Dans l'Esprit de la ruche, Victor Erice évoque ce moment particulier et décisif de l'enfance où on se confronte à la perspective de la mort. Et là où il frappe le plus fort, c'est qu'il n'élude pas les aspects les plus complexes : l'attirance que l'on peut avoir pour la mort (la scène de la gamine qui reste sur les rails du train jusqu'à ce que sa soeur hurle son nom), pour la souffrance des autres (quand l'une des fillettes tente d'étouffer son chat puis se badigeonne les lèvres de sang, avant de jouer un horrible et mortifère canular à sa soeur) ou pour les milles formes cauchemardesques de l'obscurité et de l'inconnu. Ainsi Ana va-t-elle retourner plusieurs fois dans cette petite maison abandonnée au milieu d'un champs, comme piquée par l'ivresse du danger et de l'imagination. Jusqu'au jour où elle rencontrera un véritable Frankenstein, un déserteur, lointain et inconscient écho de la guerre qui fait rage dans un autre monde. Quelle merveilleuse manière d'évoquer l'irruption de la guerre et de son horreur dans le quotidien des enfants. Ou quand la brutalité de la réalité dépasse de très loin l'horreur des rêveries enfantines.

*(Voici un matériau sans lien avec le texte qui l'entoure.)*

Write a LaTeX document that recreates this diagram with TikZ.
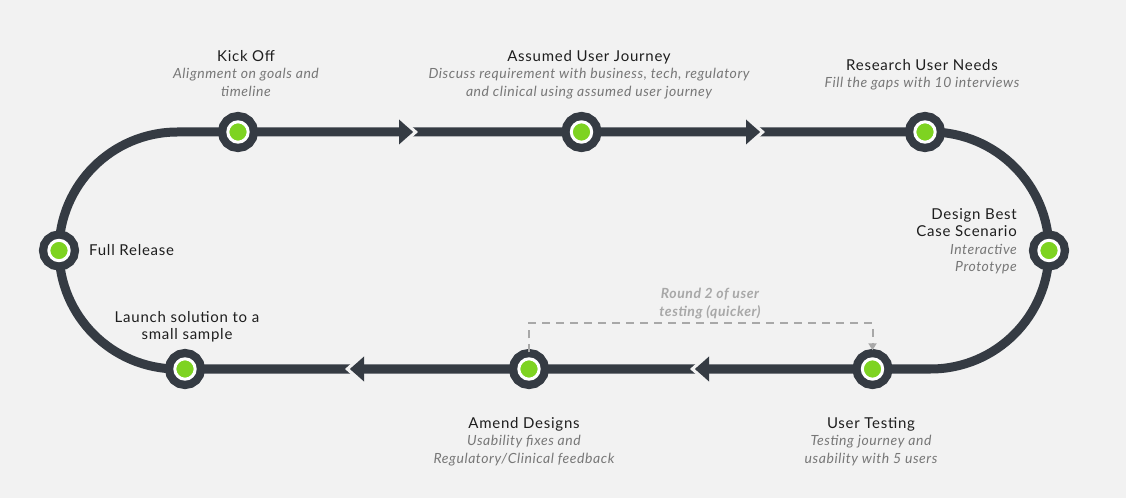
\documentclass[tikz,border=0pt]{standalone}
\usepackage{fontspec}
\setmainfont{Lato}[LetterSpace=5]
\newfontfamily\subfam{Lato}[LetterSpace=4]
\usetikzlibrary{arrows.meta}
\definecolor{bg}{HTML}{F2F2F2}
\definecolor{trk}{HTML}{353B43}
\definecolor{grn}{HTML}{7ED321}
\definecolor{ttl}{HTML}{1E1E1E}
\definecolor{subc}{HTML}{777777}
\definecolor{dsh}{HTML}{A8A8A8}
\newcommand\subf{\color{subc}\subfam\itshape\fontsize{14}{17.5}\selectfont}
\begin{document}
\begin{tikzpicture}[x=1pt,y=1pt,
  track/.style={draw=trk, line width=9pt},
  stop/.style={circle, inner sep=0pt, minimum size=20.4pt, fill=grn, draw=white, line width=3pt,
    preaction={draw=trk, fill=trk, line width=19.6pt}},
  lbl/.style={align=center, inner sep=0pt, text=ttl, font=\fontsize{15}{17.5}\selectfont},
  loopback/.style={draw=dsh, line width=2pt, dash pattern=on 8pt off 6pt, -{Triangle[length=7pt,width=8pt]}},
  arrowhd/.pic={
    \draw[bg, line width=3.3pt] (-11.5,12.5) -- (2.5,0) -- (-11.5,-12.5);
    \fill[trk] (-14,12.5) -- (0,0) -- (-14,-12.5) -- cycle;
  }
]
\fill[bg] (0,0) rectangle (1126,498);
\useasboundingbox (0,0) rectangle (1126,498);

% stop positions
\coordinate (pkick) at (238,366);
\coordinate (passumed) at (581.5,366);
\coordinate (presearch) at (925,366);
\coordinate (pdesign) at (1049,247.5);
\coordinate (ptest) at (872.5,129);
\coordinate (pamend) at (529,129);
\coordinate (plaunch) at (185,129);
\coordinate (pfull) at (59,247.5);

% track
\draw[track] (pkick) -- (presearch) -- (930.5,366)
  arc[start angle=90, end angle=-90, radius=118.5] -- (plaunch) -- (177.5,129)
  arc[start angle=270, end angle=90, radius=118.5] -- cycle;

% arrowheads
\pic at (413,366) {arrowhd};
\pic at (760,366) {arrowhd};
\pic[rotate=180] at (695,129) {arrowhd};
\pic[rotate=180] at (350,129) {arrowhd};

% stops
\node[stop] (kick) at (pkick) {};
\node[stop] (assumed) at (passumed) {};
\node[stop] (research) at (presearch) {};
\node[stop] (design) at (pdesign) {};
\node[stop] (test) at (ptest) {};
\node[stop] (amend) at (pamend) {};
\node[stop] (launch) at (plaunch) {};
\node[stop] (full) at (pfull) {};

% dashed loop back
\draw[loopback] ([yshift=5pt]amend.north) |- ([yshift=34pt]test.north) -- ([yshift=7pt]test.north);
\node[align=center, inner sep=0pt, text=dsh, font=\subfam\bfseries\itshape\fontsize{14}{17.5}\selectfont, anchor=north]
  (roundtxt) at (710,210) {Round 2 of user\\testing (quicker)};

% labels
\node[lbl, anchor=north] (kicktxt) at (246,448)
  {Kick Off\\{\subf Alignment on goals and}\\{\subf timeline}};
\node[lbl, anchor=north] (assumedtxt) at (589,448)
  {Assumed User Journey\\{\subf Discuss requirement with business, tech, regulatory}\\{\subf and clinical using assumed user journey}};
\node[lbl, anchor=north] (researchtxt) at (922,439)
  {Research User Needs\\{\subf Fill the gaps with 10 interviews}};
\node[lbl, anchor=north east, align=right] (designtxt) at (1017,290)
  {Design Best\\Case Scenario\\{\subf Interactive}\\{\subf Prototype}};
\node[lbl, anchor=west] (fulltxt) at (89,248) {Full Release};
\node[lbl, anchor=north] (launchtxt) at (187,187) {Launch solution to a\\small sample};
\node[lbl, anchor=north] (amendtxt) at (524,81)
  {Amend Designs\\{\subf Usability fixes and}\\{\subf Regulatory/Clinical feedback}};
\node[lbl, anchor=north] (testtxt) at (871,81)
  {User Testing\\{\subf Testing journey and}\\{\subf usability with 5 users}};
\end{tikzpicture}
\end{document}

Comme dans Fermer les yeux, la clé de la mise en scène se situe en partie dans les œuvres artistiques filmées, qu'il s'agisse du film projeté au début - qui suscite en premier les questionnements des enfants - ou, plus discrètement, de ces immenses tableaux représentant des religieux tourmentés par leur pensée - comme le sont les enfants - ; une tourmente symbolisée par la tête de mort à leurs pieds. C'était aussi un film et une sculpture dans Fermer les yeux, où l'on parlait d'un autre choc existentiel et d'un autre âge de la vie. Moins aride, l'Esprit de la ruche s'avère être un fabuleux film sur l'enfance, la foi, les croyances et le fourmillement de la vie en général, comme le suggère la métaphore de la ruche et des abeilles tout au long de l'oeuvre. Dommage qu'il soit si difficile d'accès dans son premier tiers.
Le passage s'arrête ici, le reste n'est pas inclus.